If the household uses a little under 1MWh from its solar installation, the cost of imported electricity is reduced to £865/year (£695 energy, £170 standing charge). The SEG tariff would earn -£400/year for the household under the assumption that 2.7MWh of electricity was exported to the grid.
This means that the total energy spend for the household is therefore £465/year, a saving of £725/year.
Using this model and ignoring the cost of capital/interest at this point, the payback period for this installation would end in September 2029 and be 6.75 years.
Over the decade that this example was modelled on, the return on investment would be £2,280 or 46%.
Of course, every property is different, and every household has differing energy needs but it is estimated that the average household could save up to £1,000 a year on their energy bills by producing their own electricity through solar panels. As shown in the example above this includes direct savings by not using power from the National Grid as well as income from selling any excess power back to the grid through the SEG. The Energy Saving Trust has developed a calculator to help households determine roughly how much they can save on their bills by switching to solar power.
Gridcog’s analysis fits in with analysis from the Energy and Climate Intelligence Unit which found that the payback time of rooftop solar panels is now just six years, meaning the average installation will provide effectively free power for 19 years.
The addition of battery energy storage will further boost the payback period of an installation by providing further flexibility to the asset.
Gridcog noted:
“If a battery storage system is added, the load can be shifted so more of the solar output is self-consumed.
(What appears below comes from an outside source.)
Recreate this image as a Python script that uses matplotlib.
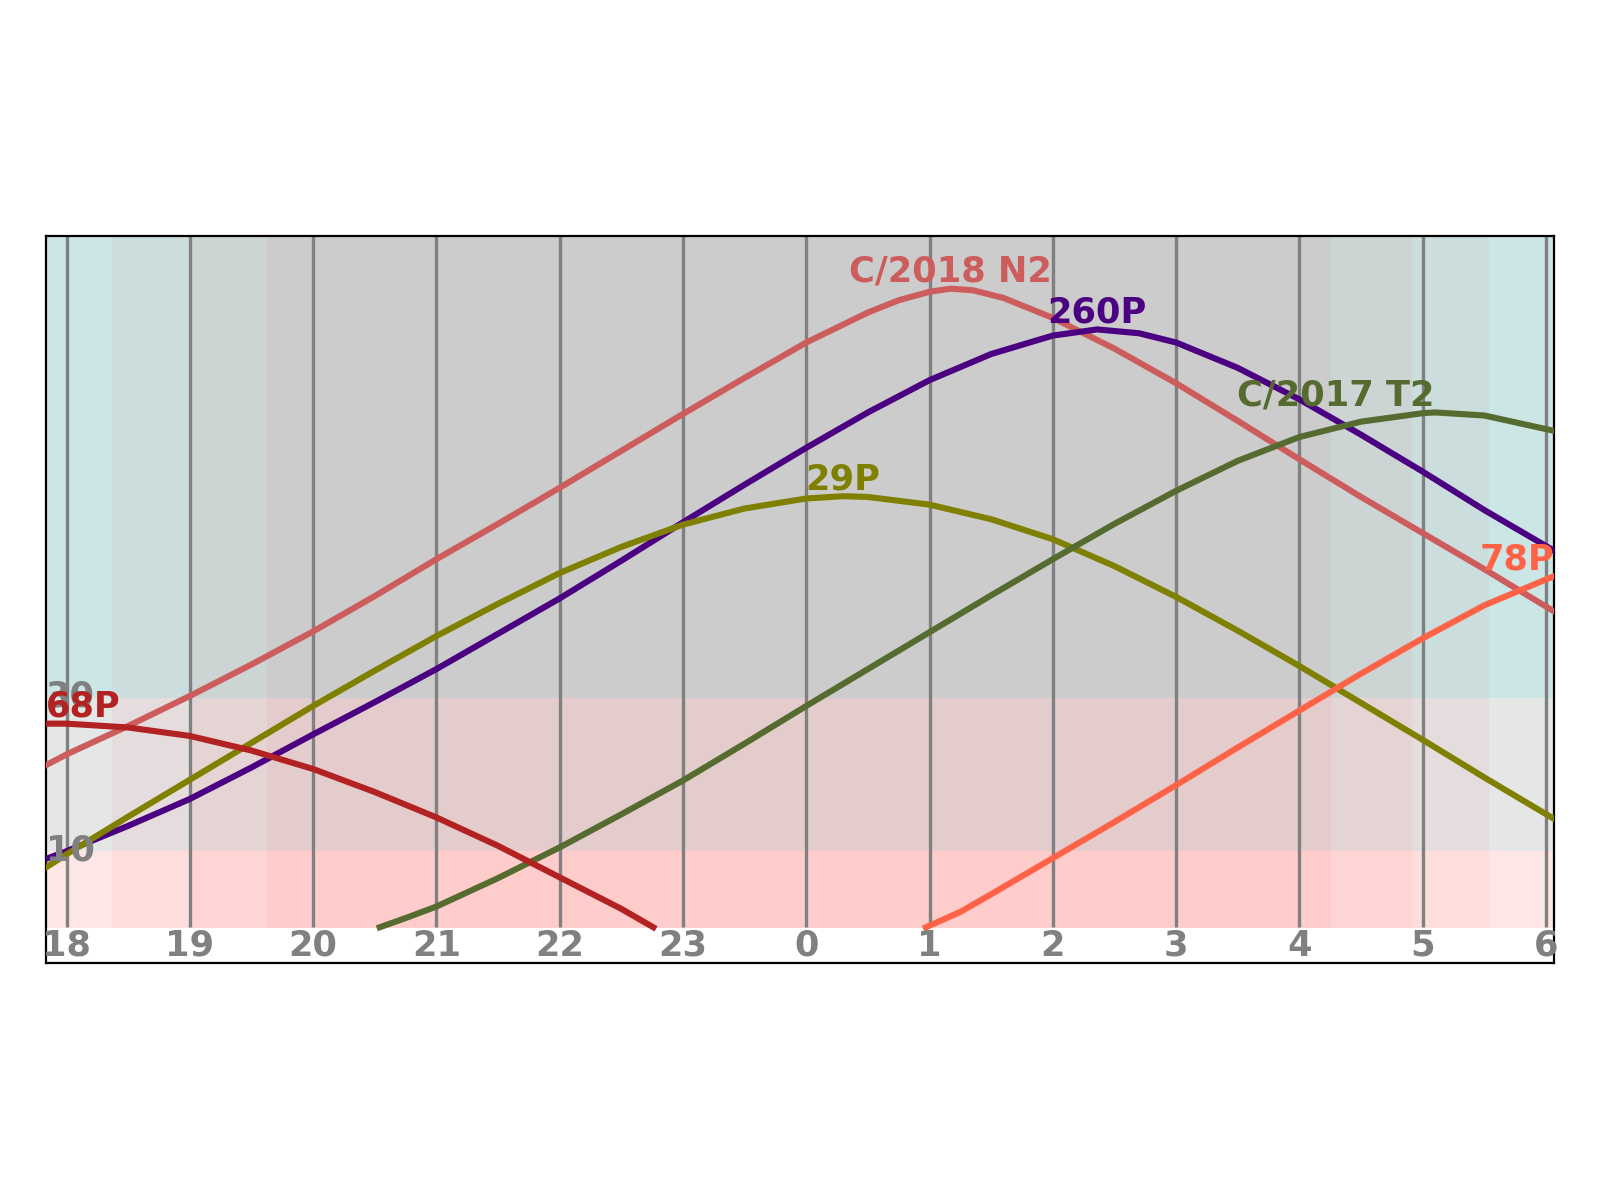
import matplotlib
matplotlib.use("Agg")
import matplotlib.pyplot as plt
from matplotlib.patches import Rectangle
import numpy as np

# --- DATA ---
# time axis in continuous hours (24 = midnight, 30 = 6h next morning)
t_start = 17.834
t_end = 30.066
hour_ticks = list(range(18, 31))

# twilight segments: edges and shade level (0 = civil ... 3 = night)
twilight_edges = [17.834, 18.365, 19.0, 19.628, 28.26, 28.91, 29.54, 30.066]
twilight_level = [0, 1, 2, 3, 2, 1, 0]

# altitude bands (deg)
band_edges = [0, 10, 30, 90]
band_labels = [10, 30]

comets = ["C/2018 N2", "260P", "29P", "C/2017 T2", "68P", "78P"]

c2018_t = [17.834, 18, 18.5, 19, 19.5, 20, 20.5, 21, 21.5, 22, 22.5, 23, 23.5, 24,
           24.5, 24.75, 25, 25.17, 25.35, 25.6, 26, 26.5, 27, 27.5, 28, 28.5, 29, 29.5, 30.066]
c2018_alt = [21.1, 22.5, 26.2, 30.1, 34.2, 38.5, 43.1, 47.9, 52.5, 57.2, 62.0, 66.8, 71.5, 76.1,
             80.0, 81.6, 82.7, 83.1, 82.9, 81.9, 79.3, 75.3, 70.8, 65.9, 60.9, 56.0, 51.3, 46.6, 41.1]

p260_t = [17.834, 18, 18.5, 19, 19.5, 20, 20.5, 21, 21.5, 22, 22.5, 23, 23.5, 24, 24.5, 25,
          25.5, 26, 26.36, 26.7, 27, 27.5, 28, 28.5, 29, 29.5, 30.066]
p260_alt = [8.9, 9.9, 13.2, 16.7, 20.8, 25.1, 29.3, 33.6, 38.2, 42.8, 47.7, 52.7, 57.6, 62.4, 67.0, 71.2,
            74.6, 77.0, 77.8, 77.3, 76.1, 72.8, 68.7, 64.1, 59.3, 54.3, 49.0]

p29_t = [17.834, 18, 18.5, 19, 19.5, 20, 20.5, 21, 21.5, 22, 22.5, 23, 23.5, 24, 24.3, 24.5,
         25, 25.5, 26, 26.5, 27, 27.5, 28, 28.5, 29, 29.5, 30.066]
p29_alt = [7.8, 9.5, 14.4, 19.2, 24.0, 28.8, 33.4, 37.9, 42.1, 46.1, 49.5, 52.4, 54.5, 55.8, 56.1, 56.0,
           55.0, 53.1, 50.5, 47.0, 43.0, 38.6, 34.0, 29.2, 24.4, 19.5, 14.1]

c2017_t = [20.54, 20.75, 21, 21.5, 22, 22.5, 23, 23.5, 24, 24.5, 25, 25.5, 26, 26.5, 27, 27.5,
           28, 28.5, 29, 29.1, 29.5, 30.066]
c2017_alt = [0.0, 1.2, 2.7, 6.4, 10.4, 14.7, 19.1, 23.9, 28.8, 33.6, 38.4, 43.2, 47.9, 52.5, 56.8, 60.7,
             63.8, 65.8, 66.9, 67.0, 66.6, 64.6]

p68_t = [17.834, 18, 18.5, 19, 19.5, 20, 20.5, 21, 21.5, 22, 22.5, 22.76]
p68_alt = [26.5, 26.5, 26.0, 24.9, 23.0, 20.6, 17.6, 14.3, 10.6, 6.5, 2.4, 0.0]

p78_t = [24.97, 25.25, 25.5, 26, 26.5, 27, 27.5, 28, 28.5, 29, 29.5, 30.066]
p78_alt = [0.0, 2.0, 4.3, 9.0, 13.7, 18.5, 23.4, 28.2, 33.0, 37.6, 41.9, 45.7]

# --- STYLE ---
comet_colors = ["indianred", "indigo", "olive", "darkolivegreen", "firebrick", "tomato"]
label_align = ["center", "center", "center", "right", "left", "right"]
band_red = [255, 229, 204]          # red channel per altitude band
level_gb = [230, 221, 212, 204]     # green/blue channel per twilight level
fs = 12.7

series = [(c2018_t, c2018_alt), (p260_t, p260_alt), (p29_t, p29_alt),
          (c2017_t, c2017_alt), (p68_t, p68_alt), (p78_t, p78_alt)]

fig = plt.figure(figsize=(8, 6), dpi=200)
ax = fig.add_axes([0.0288, 0.1978, 0.9425, 0.6058])
ax.set_xlim(t_start, t_end)
ax.set_ylim(-4.6, 90)

# background: twilight columns x altitude bands
for i in range(len(twilight_level)):
    x0, x1 = twilight_edges[i], twilight_edges[i + 1]
    gb = level_gb[twilight_level[i]] / 255
    for j in range(len(band_red)):
        y0, y1 = band_edges[j], band_edges[j + 1]
        col = (band_red[j] / 255, gb, gb)
        ax.add_patch(Rectangle((x0, y0), x1 - x0, y1 - y0, facecolor=col,
                               edgecolor=col, lw=0.3, zorder=0))

# hour lines
ax.vlines(hour_ticks, 0, 90, colors="gray", lw=1.2, zorder=1)

for name, (t, alt), c, ha in zip(comets, series, comet_colors, label_align):
    ax.plot(t, alt, color=c, lw=2.2, zorder=3, solid_joinstyle="round")
    k = int(np.argmax(alt))
    ax.text(t[k], alt[k], name, color=c, fontsize=fs, fontweight="bold",
            ha=ha, va="bottom", zorder=5)

for h in hour_ticks:
    ax.text(h, -0.2, str(h % 24), color="gray", fontsize=fs, fontweight="bold",
            ha="center", va="top", zorder=4)

for b in band_labels:
    ax.text(t_start, b, str(b), color="gray", fontsize=fs, fontweight="bold",
            ha="left", va="center", zorder=4)

ax.set_xticks([])
ax.set_yticks([])
for s in ax.spines.values():
    s.set_color("black")

plt.savefig("out.png", dpi=200)
plt.close()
Whether this makes sense economically depends on the battery size/cost, load pattern, and the price differential between the energy import and export. The case for the battery improves if the household has sharper price signals, e.g., a time-of-use tariff or energy prices that track the wholesale prices more closely.”
Whilst energy prices remain high if you combine solar PV with a battery energy storage system you could see savings of around £40,000 over the system’s lifetime for a standard mid-terrace house.